Belen residents worry dumpsite is filled with contaminated soil


BELEN, N.M. (KRQE) – Imagine dump trucks suddenly showing up near your home and dropping piles of soil that smells like you know what. It’s happening now and neighbors want to know who gave it the okay and why.

Domino’s Pizza recently broke ground in Belen and is already looking for delivery drivers. However, as work on the restaurant begins, residents on Belen’s west mesa are upset about what’s being delivered to their neighborhood from the construction site.

“It smells to me somewhat like a sewer and sometimes it smells like petroleum products,” said Larry Fuller.

Last week, Larry Fuller said he noticed a distinct smell near his home. It wasn’t long before he discovered piles of soil that he believes may be contaminated just 400 yards from his house.

“It just kinda depends if the wind is blowing our direction like it is now, it’s pretty strong,” Fuller said.

Fuller said there used to be an auto dealership near the new Domino’s location, but it isn’t just the smell of oil that has Fuller concerned.

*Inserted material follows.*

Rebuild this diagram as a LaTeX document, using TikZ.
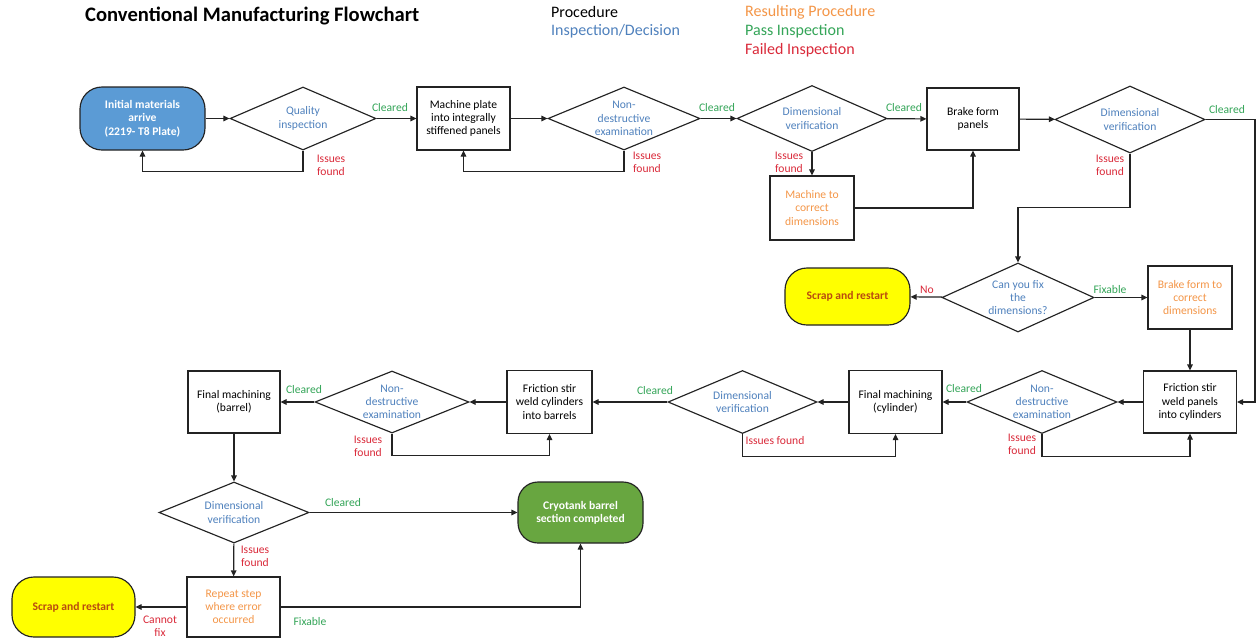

“If they are digging this up…because it can contaminate the water and stuff like that, why would they bring it out here and contaminate our water?” Fuller said.

While the soil is coming from Belen, Valencia County said it’s now investigating the dump site.

“When it comes to the county the thing we would be concerned with [is] really ensuring the city has enforced or required a mitigation plan as well as a hazardous materials dump plan,” said James Aranda, Valencia County Director of Community Development.

County officials said on Friday, the New Mexico Environment Department did take samples of the soil to see if it is contaminated.

“There are levels of contamination so if it’s below a certain point it will be considered acceptable by NMED,” Aranda said.

The soil is still being dumped while the county investigates. Officials said crews are working to flatten the piles so the chemicals evaporate better.

If the test results do come back with unacceptable levels of chemicals, the county can order crews to cease and desist and the soil would have to be removed.